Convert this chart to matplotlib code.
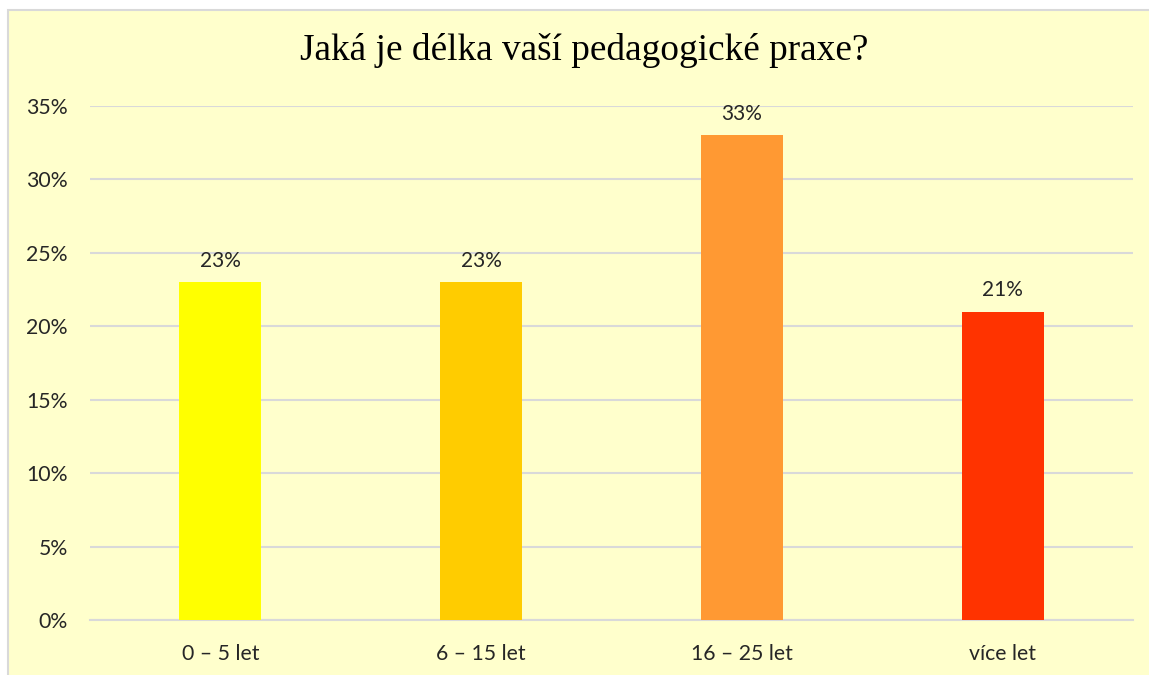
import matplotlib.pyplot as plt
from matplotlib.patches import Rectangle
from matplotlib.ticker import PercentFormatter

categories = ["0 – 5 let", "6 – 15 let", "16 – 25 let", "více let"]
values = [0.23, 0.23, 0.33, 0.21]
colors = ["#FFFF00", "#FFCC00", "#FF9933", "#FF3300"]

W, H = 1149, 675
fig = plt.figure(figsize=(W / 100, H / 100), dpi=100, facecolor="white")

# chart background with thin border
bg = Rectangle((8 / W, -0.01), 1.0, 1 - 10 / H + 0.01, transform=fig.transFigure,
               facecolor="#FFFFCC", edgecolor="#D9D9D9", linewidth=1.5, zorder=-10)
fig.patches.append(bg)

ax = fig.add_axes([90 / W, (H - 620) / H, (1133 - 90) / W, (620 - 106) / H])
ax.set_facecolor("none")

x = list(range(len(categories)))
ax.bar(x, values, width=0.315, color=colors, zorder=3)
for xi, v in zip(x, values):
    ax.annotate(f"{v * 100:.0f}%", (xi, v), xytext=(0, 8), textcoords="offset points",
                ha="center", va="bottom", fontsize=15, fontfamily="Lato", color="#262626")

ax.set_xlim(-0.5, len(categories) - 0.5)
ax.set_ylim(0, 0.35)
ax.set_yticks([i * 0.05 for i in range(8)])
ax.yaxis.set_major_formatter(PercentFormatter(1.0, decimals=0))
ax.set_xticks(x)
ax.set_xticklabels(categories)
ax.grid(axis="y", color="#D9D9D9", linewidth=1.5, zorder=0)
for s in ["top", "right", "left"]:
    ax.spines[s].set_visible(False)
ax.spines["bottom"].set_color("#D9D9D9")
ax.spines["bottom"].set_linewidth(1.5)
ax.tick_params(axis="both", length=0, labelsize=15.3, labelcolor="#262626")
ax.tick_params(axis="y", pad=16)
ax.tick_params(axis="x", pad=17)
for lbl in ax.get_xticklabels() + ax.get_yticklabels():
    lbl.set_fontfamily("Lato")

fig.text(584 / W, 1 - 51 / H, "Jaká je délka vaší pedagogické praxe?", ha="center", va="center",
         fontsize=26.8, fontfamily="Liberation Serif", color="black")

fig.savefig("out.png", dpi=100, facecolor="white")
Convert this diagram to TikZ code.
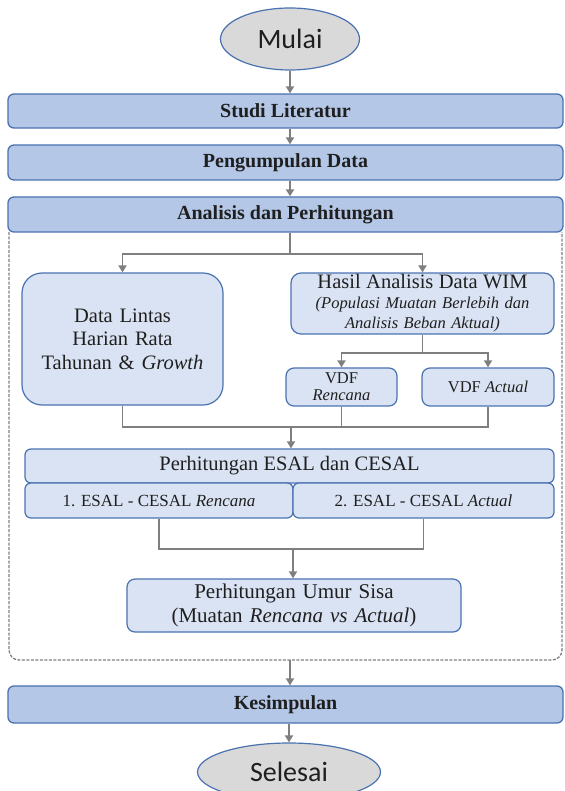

⁂

WORK INSTRUCTIONS
Pull every line containing "this" out of the records.

EXERCISE SOLUTION
Convert this chart to matplotlib code.
Convert this diagram to TikZ code.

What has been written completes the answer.